Was soll man auch sagen zu dem Phänomen der Wählergunst, das die Moderatorin extra noch einmal betont: Dass politische Krisen oft eben nicht der Kanzlerin, sondern lieber der SPD zugeschrieben werden.

So auch im aktuellen Dieselskandal. Und schon hat die Sendung ihr eigentliches Thema gefunden, über das es sich offenbar wesentlich leidenschaftlicher streiten lässt. Zwar sollte es eigentlich um Merkel gehen. Doch an der Diesel-Affäre entzündet sich stattdessen die lebhaftere Diskussion, die Volker Kauder für eine "Pseudo-Diskussion" hält, denn man dürfe "die Automobil-Industrie jetzt nicht kaputtreden". Christian Lindner versteht nicht, warum die Kunden in den USA entschädigt werden, in Deutschland aber nicht. Thomas Oppermann hat Mühe, zu rechtfertigen, warum die SPD im Aufsichtsrat von nichts gewusst habe. Und Alice Weidel sieht die Diskussion als ungerechtfertigt an, weil schließlich die erlaubte Abgaskonzentration am Arbeitsplatz viel höher sei als auf der Straße. Immerhin nimmt der Plausch darüber trotzdem rund ein Drittel der Sendezeit ein.

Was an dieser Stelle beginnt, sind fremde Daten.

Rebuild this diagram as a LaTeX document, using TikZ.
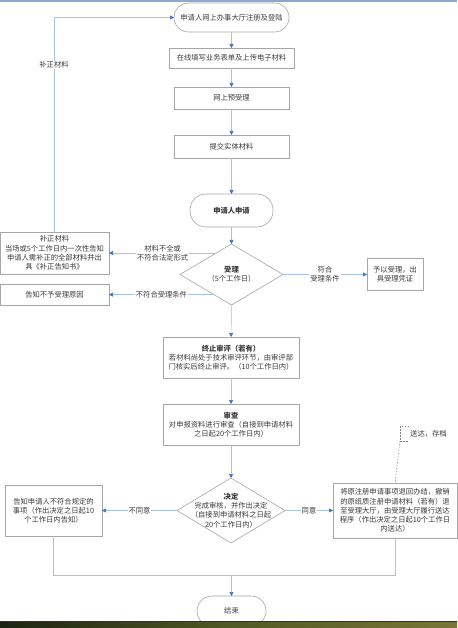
\documentclass[tikz,border=0pt]{standalone}
\usepackage{fontspec}
\setmainfont{Noto Sans CJK SC}
\usetikzlibrary{arrows.meta,shapes.geometric,calc}
\definecolor{lineblue}{HTML}{A9C1E3}
\definecolor{arrblue}{HTML}{4472C4}
\definecolor{boxgray}{HTML}{A6A6A6}
\definecolor{txt}{HTML}{3A3A3A}
\definecolor{topline}{HTML}{8FA8CB}
\definecolor{bardark}{HTML}{1C2412}
\definecolor{barmid}{HTML}{4E5A22}
\definecolor{barlight}{HTML}{7A7638}
\tikzset{
  every node/.style={font=\fontsize{7.3}{9.2}\selectfont, text=txt},
  box/.style={draw=boxgray, line width=0.6pt, fill=white, align=center, inner sep=1pt, outer sep=0pt},
  term/.style={box, rounded corners=#1},
  dia/.style={draw=boxgray, line width=0.6pt, fill=white, diamond, inner sep=0pt, outer sep=0pt},
  conn/.style={draw=lineblue, line width=0.6pt},
  flow/.style={conn, -{Triangle[length=4pt,width=4pt,color=arrblue]}},
  lab/.style={fill=white, inner sep=1pt, align=center},
  callout/.style={draw=gray, line width=0.5pt, dashed, dash pattern=on 1.5pt off 1.5pt}
}
\begin{document}
\begin{tikzpicture}[x=1pt,y=-1pt]
\useasboundingbox (0,0) rectangle (457,628);
\fill[white] (0,0) rectangle (457,628);
\draw[topline, line width=1.5pt] (0,1.2) -- (457,1.2);

% main column
\node[term=14.5pt, minimum width=115pt, minimum height=29pt] (n1) at (231.5,17.5) {申请人网上办事大厅注册及登陆};
\node[box, minimum width=125pt, minimum height=20pt] (n2) at (231.5,58) {在线填写业务表单及上传电子材料};
\node[box, minimum width=115pt, minimum height=22pt] (n3) at (231.5,98) {网上预受理};
\node[box, minimum width=115pt, minimum height=23pt] (n4) at (231.5,146.5) {提交实体材料};
\node[term=16pt, minimum width=83pt, minimum height=33pt] (n5) at (231.5,210.5) {\bfseries 申请人申请};
\node[dia, minimum width=103pt, minimum height=61pt] (d1) at (231.5,274.5) {};
\node[align=center, inner sep=0pt] (d1t) at (231.5,274.5) {\bfseries 受理\\（5个工作日）};

\node[box, minimum width=109pt, minimum height=42pt] (l1) at (54.5,253) {补正材料\\当场或5个工作日内一次性告知\\申请人需补正的全部材料并出\\具《补正告知书》};
\node[box, minimum width=109pt, minimum height=21pt] (l2) at (54.5,294.5) {告知不予受理原因};
\node[box, minimum width=56pt, minimum height=32pt] (r1) at (395,274) {予以受理，出\\具受理凭证};

\node[box, minimum width=136pt, minimum height=41pt] (n6) at (231,357.5) {\bfseries 终止审评（若有）\\若材料尚处于技术审评环节，由审评部\\门核实后终止审评。（10个工作日内）};
\node[box, minimum width=136pt, minimum height=41pt] (n7) at (231,424.5) {\bfseries 审查\\对申报资料进行审查（自接到申请材料\\之日起20个工作日内）};

\node[dia, minimum width=108pt, minimum height=65pt] (d2) at (231,510.5) {};
\node[align=center, inner sep=0pt] (d2t) at (231,510.5) {\bfseries 决定\\完成审核，并作出决定\\（自接到申请材料之日起\\20个工作日内）};

\node[box, minimum width=97pt, minimum height=51pt] (l3) at (53.5,510.5) {告知申请人不符合规定的\\事项（作出决定之日起10\\个工作日内告知）};
\node[box, minimum width=124pt, minimum height=55pt] (r2) at (395,510.5) {将原注册申请事项退回办结，撤销\\的原纸质注册申请材料（若有）退\\至受理大厅，由受理大厅履行送达\\程序（作出决定之日起10个工作日\\内送达）};

\node[term=15pt, minimum width=69pt, minimum height=30pt] (end) at (231.5,611) {结束};

% connectors
\draw[flow] (n1) -- (n2);
\draw[flow] (n2) -- (n3);
\draw[flow] (n3) -- (n4);
\draw[flow] (n4) -- (n5);
\draw[flow] (n5) -- (d1);
\draw[flow] (d1) -- (n6);
\draw[flow] (n6) -- (n7);
\draw[flow] (n7) -- (d2);

\coordinate (p1) at ($(d1.north)!0.295!(d1.west)$);
\draw[flow] (p1) -- (p1 -| l1.east) node[lab, midway] (lab1) {材料不全或\\不符合法定形式};
\coordinate (p2) at ($(d1.west)!0.66!(d1.south)$);
\draw[flow] (p2) -- (p2 -| l2.east) node[lab, midway] (lab2) {不符合受理条件};
\draw[flow] (d1.east) -- (d1.east -| r1.west) node[lab, midway] (lab3) {符合\\受理条件};

\draw[flow] (l1.north) -- (l1.north |- n1.west) -- (n1.west);
\node[lab] (lab0) at (54,65) {补正材料};

\draw[flow] (d2.west) -- (d2.west -| l3.east) node[lab, midway] (lab4) {不同意};
\draw[flow] (d2.east) -- (d2.east -| r2.west) node[lab, midway] (lab5) {同意};

\coordinate (m) at (231.5,575);
\draw[conn] (l3.south) |- (m);
\draw[conn] (r2.south) |- (m);
\draw[flow] (m) -- (end);

% callout
\coordinate (cb) at (400,441);
\draw[callout] (409,426) -- (400,426) -- (cb) -- (409,441);
\draw[callout] (cb) -- (r2.north);
\node[anchor=west, inner sep=0pt] (cl) at (410,433.5) {送达，存档};

% bottom bar
\shade[left color=bardark, right color=barlight, middle color=barmid] (0,621) rectangle (457,628);
\draw[black!80, line width=0.6pt] (0,621) -- (457,621);
\end{tikzpicture}
\end{document}
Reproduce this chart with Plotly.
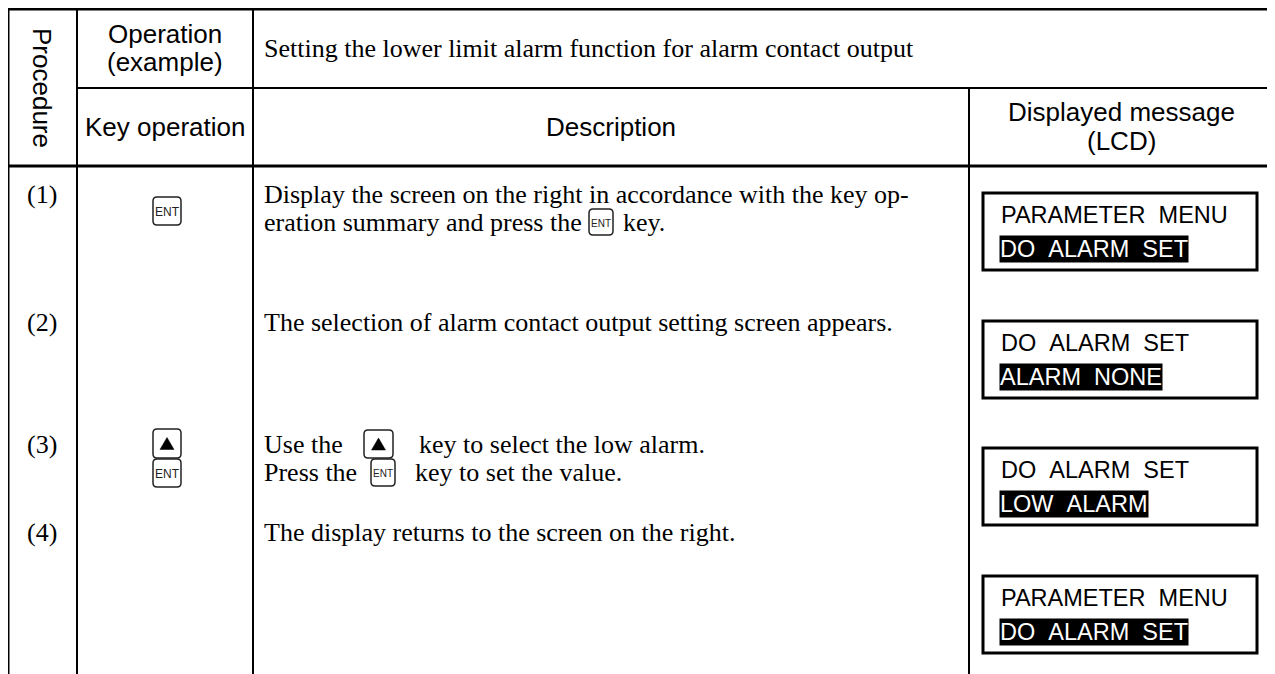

Und alles nur, weil die Gäste nicht so wirklich darüber reden wollen, ob Merkel alternativlos ist?

"Jetzt bitte nicht so tun, als wenn Merkel das alleine gewesen wäre"

Lindner versucht es am Ende trotzdem mit Kritik an der Regierungschefin - und wird fast niedergebrüllt von dem plötzlich vereinten Koalitionsduo Kauder und Oppermann, die in ihren Stühlen mit roten Köpfen auf den Außerparlamentarier zurücken. Lindner hatte es gewagt, der Kanzlerin zu unterstellen, in der Flüchtlingskrise zu emotional agiert zu haben. Merkel, "sonst eine nüchterne Person", neige unter Druck zu impulsiven Entscheidungen, "das halte ich nicht für gut", so Lindner. Sie habe im Alltag zu wenig für "die Krisen der Menschen" getan - "und in der krisenhaften Zuspitzung gibt es dann einen Affektüberschuss", also quasi eine Explosion des ansonsten zu wenig vorhandenen Mitgefühls. So erklärt sich das zumindest der Chef der FDP - der bekanntermaßen das Thema Empathie auch ganz besonders am Herzen liegt.

"Also jetzt bitte nicht so tun, als wenn Merkel das alleine gewesen wäre", ereifert sich Kauder, und über das Geschrei zur Flüchtlingsfrage sinkt die Moderatorin ermattet in den Sessel, müde "Man versteht gar nichts mehr" murmelnd. Da rettet ausgerechnet noch einmal Lindner die Runde, indem er sie zum Lachen bringt: "Das können Sie auch im Bundestag haben!", scherzt er über diesen Zustand des absoluten Chaos, den er somit verspricht ins Parlament einzubringen, sollte seine Partei in fünf Wochen über die Fünf-Prozent-Hürde gewählt werden.

Immerhin hat Kauder - da die Kanzlerschaft an diesem Abend also nun geklärt wurde und sich sogar die AfD schon damit abgefunden hat (Weidel: "Bei der Wahl im September wird uns Merkel wohl erhalten bleiben") - schon ein Versprechen abgegeben für Merkels neue Regentschaft: "Vollbeschäftigung in einer Welt voller Risiken!"

Klingt irgendwie bedrohlich. War aber bestimmt nett gemeint.